Other nations began to modernise and reform their economies as the British Empire stagnated.
Sound like the United States?
The industrial strength of the “New World” has propelled us all into the space and information ages.
But the very arms-race which caused the USSR’s economy to implode and propelled the US into sole-superpower status has come back to haunt it.
The US never lost its obsession with more and more expensive weapons. And it’s been prolific in their use, with a string of “little wars” since 1990.
Now there is a new arms race. And its centred of Asia.
The “pivot” by the US to shift most of its existing forces into the region is just that superpower’s first reaction.
But the US faces potentially crippling challenges.
Its invention of the internet has also had unexpected repercussions, propelling the world towards a globalised economy far faster than anticipated.
As a result, the United States is in debt. Deeply.
And its major creditor is China.
It’s an unstable relationship that is causing jitters in the globalised economies of nations the world over.

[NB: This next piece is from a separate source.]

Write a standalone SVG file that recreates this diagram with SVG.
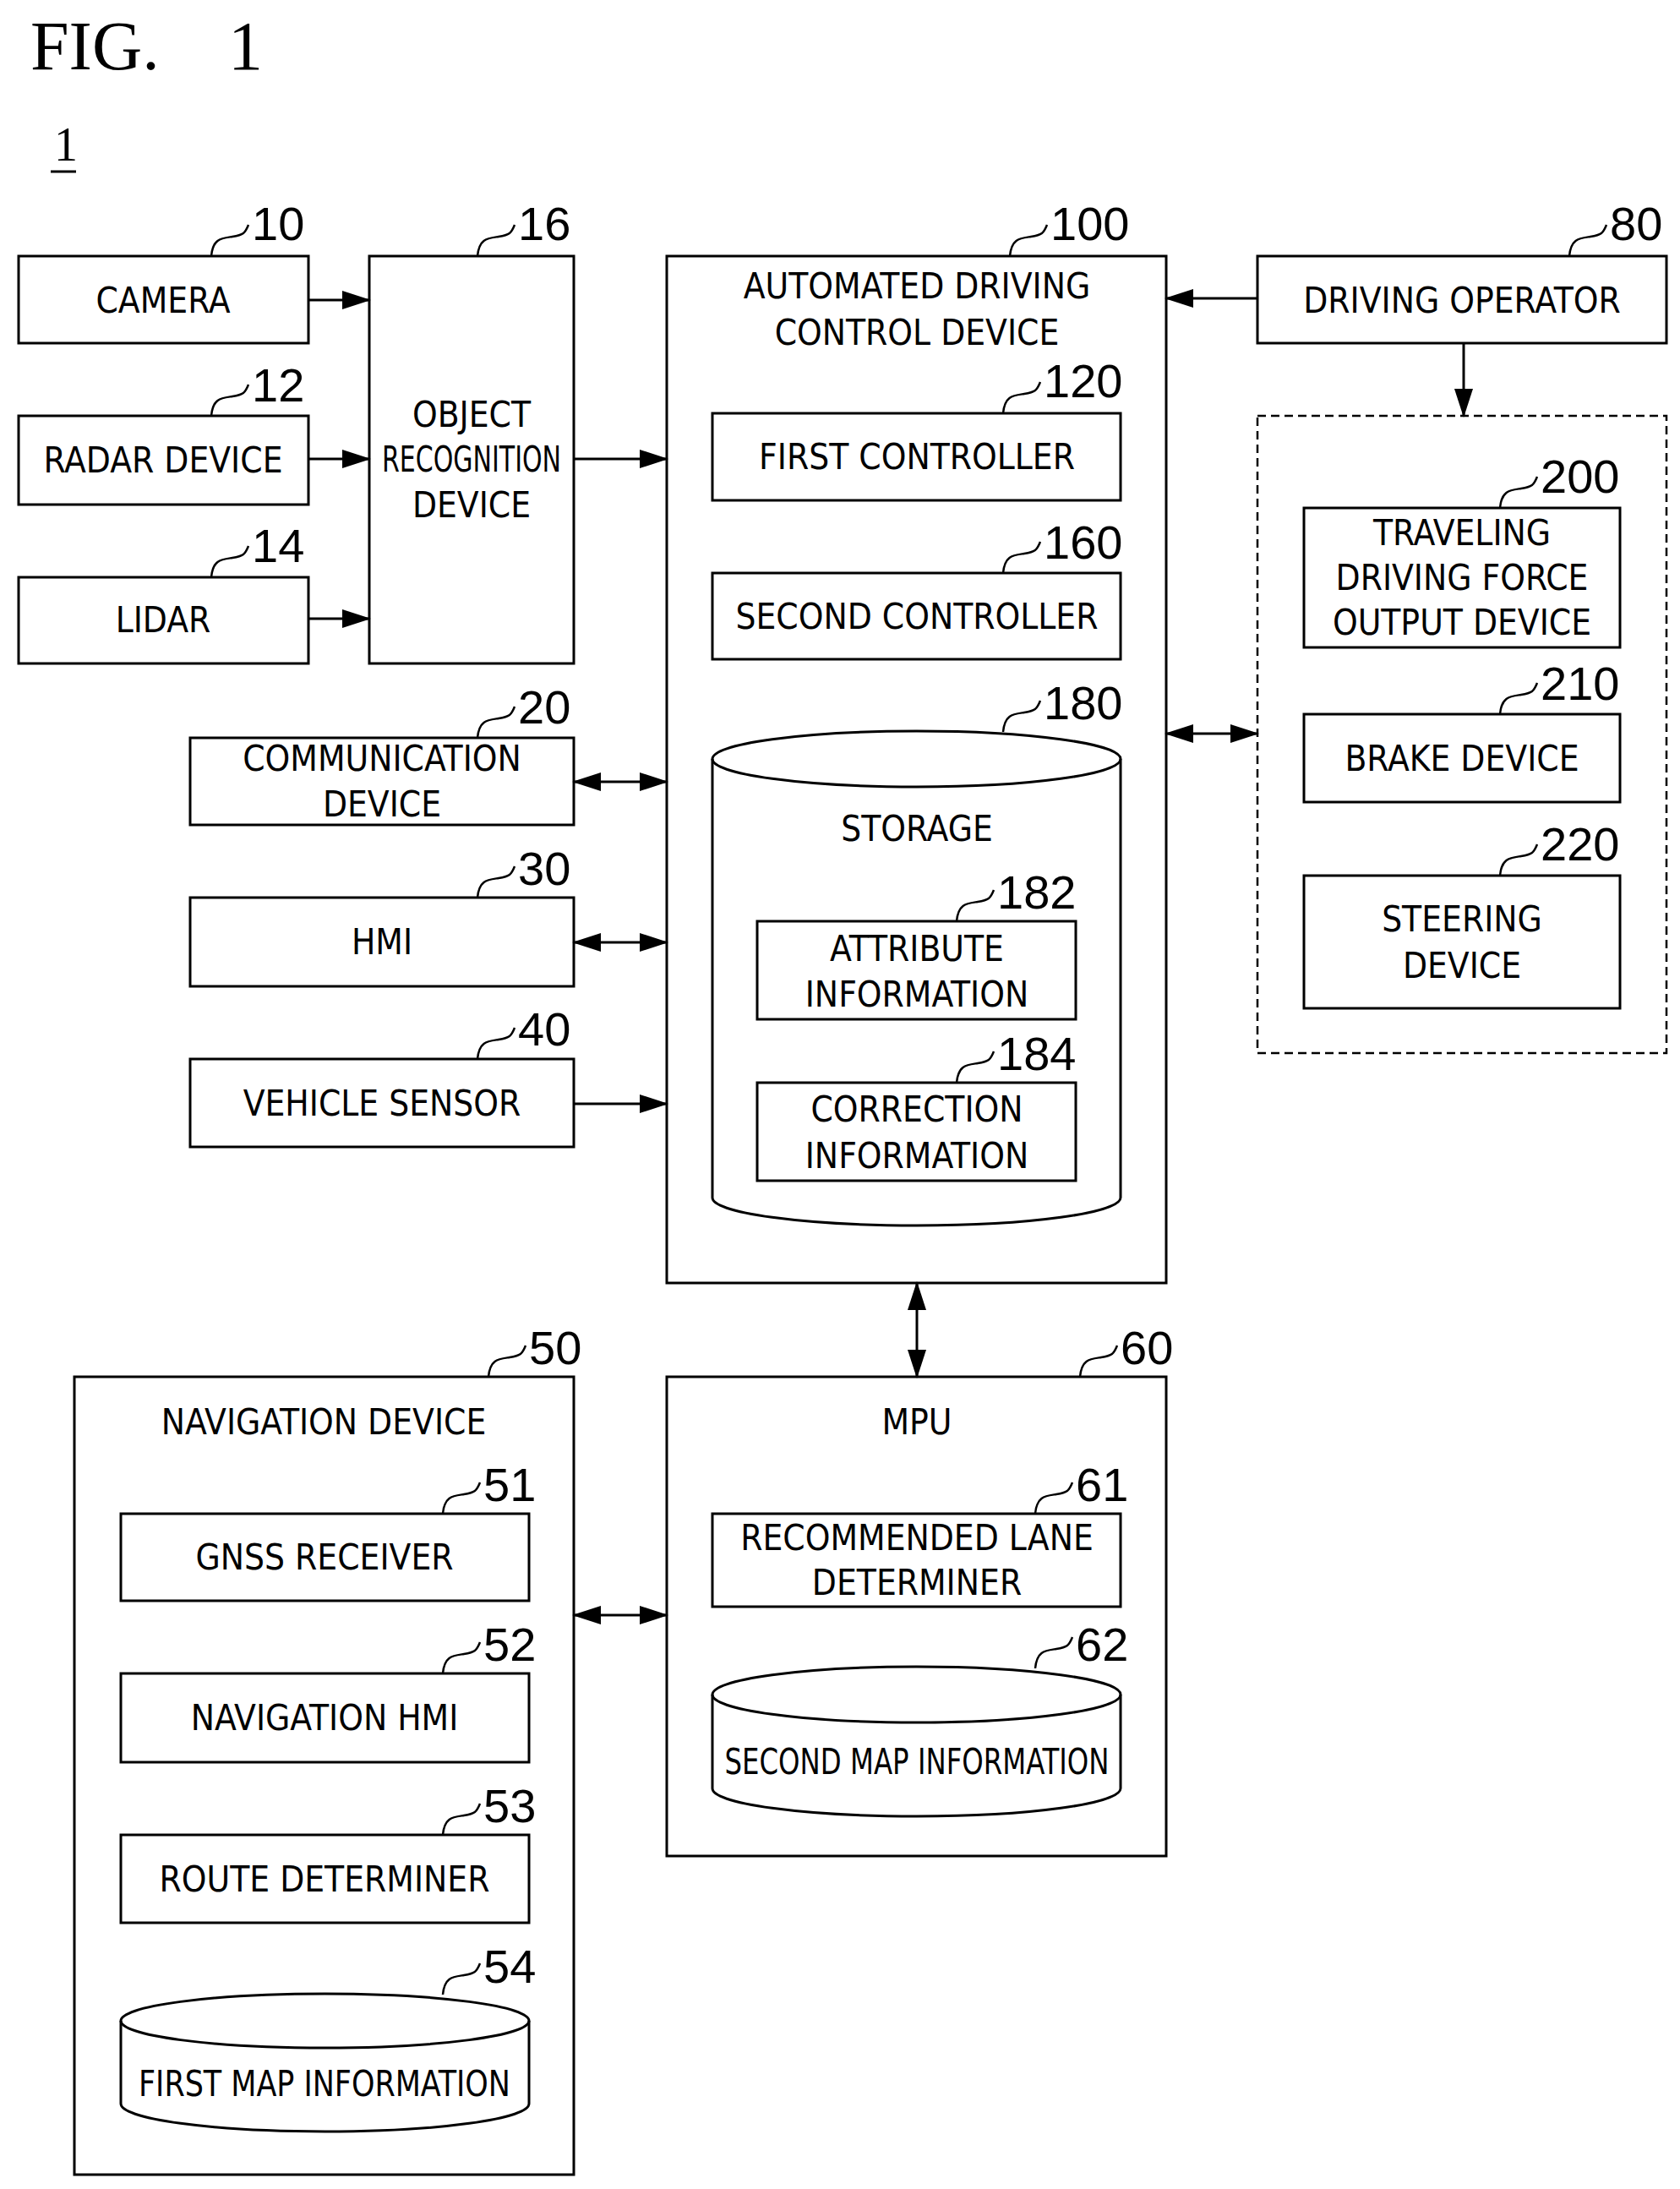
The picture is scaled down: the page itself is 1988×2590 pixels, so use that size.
<svg xmlns="http://www.w3.org/2000/svg" width="1988" height="2590" viewBox="0 0 1988 2590">
<style>
.b{fill:#fff;stroke:#000;stroke-width:3}
.d{fill:none;stroke:#000;stroke-width:2.5;stroke-dasharray:10 6}
.t{font-family:"DejaVu Sans Condensed","Liberation Sans",sans-serif;font-size:42px;text-anchor:middle;fill:#000}
.n{font-family:"Liberation Sans",sans-serif;font-size:56px;fill:#000}
.l{fill:none;stroke:#000;stroke-width:2.5}
.c{fill:none;stroke:#000;stroke-width:3}
</style>
<defs>
<marker id="a" markerUnits="userSpaceOnUse" markerWidth="34" markerHeight="22" refX="32" refY="11" orient="auto-start-reverse"><path d="M0,0 L34,11 L0,22 z" fill="#000"/></marker>
</defs>
<rect width="1988" height="2590" fill="#fff"/>
<text x="36" y="82" font-family="Liberation Serif,serif" font-size="82">FIG.</text>
<text x="270" y="82" font-family="Liberation Serif,serif" font-size="82">1</text>
<text x="64" y="190" font-family="Liberation Serif,serif" font-size="56">1</text>
<line x1="60" y1="203" x2="90" y2="203" stroke="#000" stroke-width="3"/>

<g id="camera"><rect class="b" x="22" y="303" width="343" height="103"/><text class="t" x="193" y="370">CAMERA</text></g>
<g id="radar"><rect class="b" x="22" y="492" width="343" height="105"/><text class="t" x="193" y="559">RADAR DEVICE</text></g>
<g id="lidar"><rect class="b" x="22" y="683" width="343" height="102"/><text class="t" x="193" y="748">LIDAR</text></g>
<g id="objrec"><rect class="b" x="437" y="303" width="242" height="482"/><text class="t" x="558" y="505">OBJECT</text><text class="t" x="558" y="558" textLength="212" lengthAdjust="spacingAndGlyphs">RECOGNITION</text><text class="t" x="558" y="612">DEVICE</text></g>
<g id="comm"><rect class="b" x="225" y="873" width="454" height="103"/><text class="t" x="452" y="912">COMMUNICATION</text><text class="t" x="452" y="966">DEVICE</text></g>
<g id="hmi"><rect class="b" x="225" y="1062" width="454" height="105"/><text class="t" x="452" y="1129">HMI</text></g>
<g id="vsensor"><rect class="b" x="225" y="1253" width="454" height="104"/><text class="t" x="452" y="1320">VEHICLE SENSOR</text></g>

<g id="adc"><rect class="b" x="789" y="303" width="591" height="1215"/><text class="t" x="1085" y="353">AUTOMATED DRIVING</text><text class="t" x="1085" y="408">CONTROL DEVICE</text></g>
<g id="first"><rect class="b" x="843" y="489" width="483" height="103"/><text class="t" x="1085" y="555">FIRST CONTROLLER</text></g>
<g id="second"><rect class="b" x="843" y="678" width="483" height="102"/><text class="t" x="1085" y="744">SECOND CONTROLLER</text></g>
<g id="storage"><path class="c" d="M843,898 L843,1417 A241.5,33 0 0 0 1326,1417 L1326,898" fill="#fff"/><ellipse class="c" cx="1084.5" cy="898" rx="241.5" ry="33" fill="#fff"/><text class="t" x="1085" y="995">STORAGE</text></g>
<g id="attr"><rect class="b" x="896" y="1090" width="377" height="116"/><text class="t" x="1085" y="1137">ATTRIBUTE</text><text class="t" x="1085" y="1191">INFORMATION</text></g>
<g id="corr"><rect class="b" x="896" y="1281" width="377" height="116"/><text class="t" x="1085" y="1327">CORRECTION</text><text class="t" x="1085" y="1382">INFORMATION</text></g>

<g id="dop"><rect class="b" x="1488" y="303" width="484" height="103"/><text class="t" x="1730" y="370">DRIVING OPERATOR</text></g>
<g id="group"><rect class="d" x="1488" y="492" width="484" height="754"/></g>
<g id="travel"><rect class="b" x="1543" y="601" width="374" height="165"/><text class="t" x="1730" y="645">TRAVELING</text><text class="t" x="1730" y="698">DRIVING FORCE</text><text class="t" x="1730" y="751">OUTPUT DEVICE</text></g>
<g id="brake"><rect class="b" x="1543" y="845" width="374" height="104"/><text class="t" x="1730" y="912">BRAKE DEVICE</text></g>
<g id="steer"><rect class="b" x="1543" y="1036" width="374" height="157"/><text class="t" x="1730" y="1102">STEERING</text><text class="t" x="1730" y="1157">DEVICE</text></g>

<g id="nav"><rect class="b" x="88" y="1629" width="591" height="944"/><text class="t" x="383" y="1697">NAVIGATION DEVICE</text></g>
<g id="gnss"><rect class="b" x="143" y="1791" width="483" height="103"/><text class="t" x="384" y="1857">GNSS RECEIVER</text></g>
<g id="navhmi"><rect class="b" x="143" y="1980" width="483" height="105"/><text class="t" x="384" y="2047">NAVIGATION HMI</text></g>
<g id="route"><rect class="b" x="143" y="2171" width="483" height="104"/><text class="t" x="384" y="2238">ROUTE DETERMINER</text></g>
<g id="map1"><path class="c" d="M143,2391 L143,2489 A241.5,33 0 0 0 626,2489 L626,2391" fill="#fff"/><ellipse class="c" cx="384.5" cy="2391" rx="241.5" ry="32" fill="#fff"/><text class="t" x="384" y="2480" textLength="440" lengthAdjust="spacingAndGlyphs">FIRST MAP INFORMATION</text></g>

<g id="mpu"><rect class="b" x="789" y="1629" width="591" height="567"/><text class="t" x="1085" y="1697">MPU</text></g>
<g id="reclane"><rect class="b" x="843" y="1791" width="483" height="110"/><text class="t" x="1085" y="1834">RECOMMENDED LANE</text><text class="t" x="1085" y="1887">DETERMINER</text></g>
<g id="map2"><path class="c" d="M843,2005 L843,2116 A241.5,33 0 0 0 1326,2116 L1326,2005" fill="#fff"/><ellipse class="c" cx="1084.5" cy="2005" rx="241.5" ry="33" fill="#fff"/><text class="t" x="1085" y="2099" textLength="455" lengthAdjust="spacingAndGlyphs">SECOND MAP INFORMATION</text></g>

<g id="labels">
<text class="n" x="298" y="284">10</text><text class="n" x="613" y="284">16</text><text class="n" x="1243" y="284">100</text><text class="n" x="1905" y="284">80</text>
<text class="n" x="298" y="475">12</text><text class="n" x="298" y="665">14</text>
<text class="n" x="613" y="856">20</text><text class="n" x="613" y="1047">30</text><text class="n" x="613" y="1237">40</text>
<text class="n" x="1235" y="470">120</text><text class="n" x="1235" y="661">160</text><text class="n" x="1235" y="851">180</text>
<text class="n" x="1180" y="1075">182</text><text class="n" x="1180" y="1266">184</text>
<text class="n" x="1823" y="583">200</text><text class="n" x="1823" y="828">210</text><text class="n" x="1823" y="1018">220</text>
<text class="n" x="626" y="1614">50</text><text class="n" x="1326" y="1614">60</text>
<text class="n" x="572" y="1776">51</text><text class="n" x="572" y="1965">52</text><text class="n" x="572" y="2156">53</text><text class="n" x="572" y="2346">54</text>
<text class="n" x="1273" y="1776">61</text><text class="n" x="1273" y="1965">62</text>
</g>
<g id="leaders" class="l">
<path class="l" d="M250,303 C252,282 262,282 275,280 S290,276 294,266"/>
<path class="l" d="M565,303 C567,282 577,282 590,280 S605,276 609,266"/>
<path class="l" d="M1195,303 C1197,282 1207,282 1220,280 S1235,276 1239,266"/>
<path class="l" d="M1857,303 C1859,282 1869,282 1882,280 S1897,276 1901,266"/>
<path class="l" d="M250,492 C252,471 262,471 275,469 S290,465 294,455"/>
<path class="l" d="M250,683 C252,662 262,662 275,660 S290,656 294,646"/>
<path class="l" d="M565,873 C567,852 577,852 590,850 S605,846 609,836"/>
<path class="l" d="M565,1062 C567,1041 577,1041 590,1039 S605,1035 609,1025"/>
<path class="l" d="M565,1253 C567,1232 577,1232 590,1230 S605,1226 609,1216"/>
<path class="l" d="M1187,489 C1189,468 1199,468 1212,466 S1227,462 1231,452"/>
<path class="l" d="M1187,678 C1189,657 1199,657 1212,655 S1227,651 1231,641"/>
<path class="l" d="M1187,866 C1189,845 1199,845 1212,843 S1227,839 1231,829"/>
<path class="l" d="M1132,1090 C1134,1069 1144,1069 1157,1067 S1172,1063 1176,1053"/>
<path class="l" d="M1132,1281 C1134,1260 1144,1260 1157,1258 S1172,1254 1176,1244"/>
<path class="l" d="M1775,601 C1777,580 1787,580 1800,578 S1815,574 1819,564"/>
<path class="l" d="M1775,845 C1777,824 1787,824 1800,822 S1815,818 1819,808"/>
<path class="l" d="M1775,1036 C1777,1015 1787,1015 1800,1013 S1815,1009 1819,999"/>
<path class="l" d="M578,1629 C580,1608 590,1608 603,1606 S618,1602 622,1592"/>
<path class="l" d="M1278,1629 C1280,1608 1290,1608 1303,1606 S1318,1602 1322,1592"/>
<path class="l" d="M524,1791 C526,1770 536,1770 549,1768 S564,1764 568,1754"/>
<path class="l" d="M524,1980 C526,1959 536,1959 549,1957 S564,1953 568,1943"/>
<path class="l" d="M524,2171 C526,2150 536,2150 549,2148 S564,2144 568,2134"/>
<path class="l" d="M524,2360 C526,2339 536,2339 549,2337 S564,2333 568,2323"/>
<path class="l" d="M1225,1791 C1227,1770 1237,1770 1250,1768 S1265,1764 1269,1754"/>
<path class="l" d="M1225,1974 C1227,1953 1237,1953 1250,1951 S1265,1947 1269,1937"/>
</g>
<g id="connectors" stroke="#000" stroke-width="3" fill="none">
<line x1="365" y1="355" x2="437" y2="355" marker-end="url(#a)"/>
<line x1="365" y1="543" x2="437" y2="543" marker-end="url(#a)"/>
<line x1="365" y1="732" x2="437" y2="732" marker-end="url(#a)"/>
<line x1="679" y1="543" x2="789" y2="543" marker-end="url(#a)"/>
<line x1="679" y1="925" x2="789" y2="925" marker-start="url(#a)" marker-end="url(#a)"/>
<line x1="679" y1="1115" x2="789" y2="1115" marker-start="url(#a)" marker-end="url(#a)"/>
<line x1="679" y1="1306" x2="789" y2="1306" marker-end="url(#a)"/>
<line x1="1488" y1="353" x2="1380" y2="353" marker-end="url(#a)"/>
<line x1="1732" y1="406" x2="1732" y2="492" marker-end="url(#a)"/>
<line x1="1380" y1="868" x2="1488" y2="868" marker-start="url(#a)" marker-end="url(#a)"/>
<line x1="1085" y1="1518" x2="1085" y2="1629" marker-start="url(#a)" marker-end="url(#a)"/>
<line x1="679" y1="1911" x2="789" y2="1911" marker-start="url(#a)" marker-end="url(#a)"/>
</g>
</svg>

And China’s economy continues to grow as that of the United States’ contracts.
Such a shift in strength can, and will, send seismic shocks around the globe.
Technological race … The pace of the adoption of new technology is faster than ever before, with new products obsolete even before they enter production. Source: Supplied
Then, England ruled the waves.
Her vast fleet was unmatched in size and strength. It plied the seven seas with confidence and impunity.
Then, the Royal Navy invented the “Dreadnought” — a warship like no other.
Overnight, the investment of decades had been rendered obsolete.
Unintentionally, Britain had levelled the playing field.
A new and incredibly expensive race to build the biggest and best navy began.
All this took place even as such mighty ships were being rendered redundant: The rise of air power was taking place almost unnoticed.
Now, the United States rules the waves.
Her vast fleet is unmatched in size and strength. It plies the seven seas with confidence and impunity.
She has the added reassurance that her jets also rule the skies.
But the world is changing.
The trump-card of nuclear weapons is now part of the arsenal of a growing number of nations.
And is the potential of cheap, automated drones and missiles similar to that of the unrecognised power of the machinegun of 1914?
And what of cyber war? Just how much damage can computer-based attacks inflict on a nation?
Unfortunately, it will probably take a major war for the world to find out.